Después de sospecharlo durante años, uno es consciente de que Madrid es su ciudad cuando los padres visitan la casa. Dos días antes limpiamos para grabar el anuncio de la vida que acecha. La casa es un concepto de provincias como el madraca, ese ser a medio camino entre su circunscripción electoral y la discoteca Green. El adjetivo viene manoseado por los nuevos votantes de Vox que aspiraban a algo más que acudir a su iglesia de siempre los domingos, pero se conforman cuando ven que la vida se complica un poco, hibernando la última veintena bajo las faldas de mamá. Son hombrecitos sin rematar con convicciones y acobardados, la derecha que tan bien entendió Abascal antes de meterse con las pistolas. Siempre hay una excusa, un título por aprobar, el trabajito a cinco minutos del brasero, la oposición que se atraganta. Ellos sabrán: también conozco formas peores de perder el tiempo, como leer los prólogos de Javier Aznar.  

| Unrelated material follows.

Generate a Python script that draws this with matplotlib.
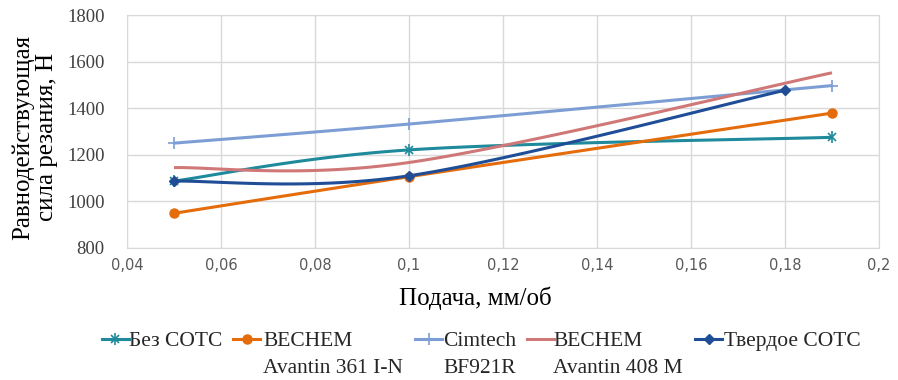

La casa señala algo que supera el piso de estudiantes o el piso del primer trabajo –El piso– compartido con el compañero que se gana la vida de forma corriente. La casa define muy bien lo que van a ser los próximos años: garrafas de aceite de cinco litros descargadas por el operario de SEUR mentiroso que nunca pulsa el timbre y flamenquines semi congelados, supervivientes a los 400 kilómetros de coche, a la aventura de saltar Despeñaperros con el maletero lleno de primeros auxilios para el hijo independizado. Un congelador rebosando flamenquines es el primer compromiso antes de cruzar el umbral de la joyería con un fajito en el bolsillo. Esas circunferencias relucientes de los escaparates son los últimos transbordadores que tiene Serrano, sin contar Hevia, para atracarse en otra época.

Supongo que el paso natural será abandonar el empadronamiento de siempre por aparecer en el registro de la zona azul del barrio de Salamanca. Como si la vida estuviera diseñada desde hace mucho tiempo: novia de tobillo fino, coche y niños lo más pronto posible. Lo veo cuando salimos de Madrid a las urbanizaciones que rodean campos de golf. Mirar en los jardines es invocar bolas de cristal donde el futuro siempre es peor, aparece el tobogán que cae en la fosa de la vida adulta. ¿Qué queréis? Madurar es pedir un chupito en un after dándole la espalda al tiburón de la treintena. Suena esa banda sonora horrible antes de que la sangre borbotee por la superficie y tu pierna a medio devorar marque el sitio exacto donde lo dejaste. Esas placas del Ayuntamiento faltan en Madrid, los lugares donde los hombres se miran a sí mismos. Nos merecemos esos azulejos. No soy exagerado: a partir de julio amanece un monstruo que pide papeles. No estoy seguro de nada, ni siquiera de alcanzar la meta volante con la obligada voz propia. O haber perfilado un estilo lo suficientemente diligente como para alimentar varias bocas.  

Estos terrores los disimulo con mis pequeñas distracciones. Me gusta escuchar en las terrazas a Díaz Yanes destrozar las películas que nos gustan. El sol me da de medio lado mientras apuro un gin tonic que no he pedido. Empecé a fumar puros como quien ve cine ruso en versión original, es decir, no entiendo nada pero asiento mucho. Me permito hacer chanza de los hombres que vuelven de los colegios rodeados de chavales en uniforme, camisas o chándal, sentado sobre la acera más cara de Madrid. Subrayo los libros que me busca Lourdes por las estanterías de Pergamo. Nunca llevo efectivo, la tarjeta es trinchera. Ni siquiera tengo valor para mirar la cuenta corriente después de un fin de semana alcoholizado, o lo que sea eso que ofrecen los articulistas gallegos que pululan por Madrid. La vida nunca será esta primavera del rosado y el foie en Luchana. Al menos que mantenga el reposo del atardecer en Richelieu.